Local talent emerges at MFA, ICA; Joe Jackson on the Common; 'Wolf'; Joe Jackson
Style and Grace. That's what got the audience cheering during the Joe Jackson concert last week. Style to wrap a wide range of musical material into one coherent package; grace to present his very personal work with humor and charm.
In his concert - which was the first of this year's Concerts on the Common series - he sang, played (saxophone and keyboards), and danced his way through all the myriad styles of his career to date.
The effect smoothed out the differences between the Joe Jackson of five years ago and of today - showing a unity and maybe even a personal vision in his work.
Jackson has made quite a few musical changes since his first new-wave album appeared in 1979, drawing alternately on the raw rhythms of early rock music, the slick sounds of big-band jazz, or, most recently, the tight, classically oriented harmonies of his latest album, Body and Soul.
''All right, let's see if you recognize this one,'' he said at one point in the concert, and at first the audience didn't comprehend the assorted chords coming from his backup band.
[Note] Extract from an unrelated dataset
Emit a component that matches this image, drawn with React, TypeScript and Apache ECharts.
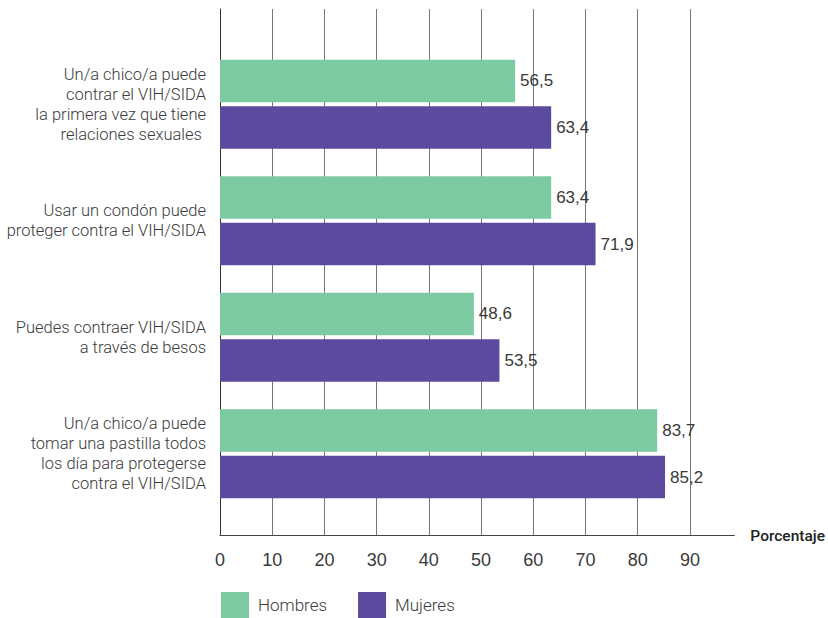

Then Graham Maby's spare, hard-thumping bass line jogged the crowd's memory and Boston Common came alive.
It was ''Sunday Papers,'' the embittered statement from Jackson's first album about the sensationalism of the press and the dangers of isolating oneself from the world.
His richest performing, though, was in ''The Verdict,'' from his newest album. In this song, he moved from the scratchy ironic delivery of some of the lyrics to a soft, contemplative voice in others. It was an emotionally and musically rich song, one of Jackson's best.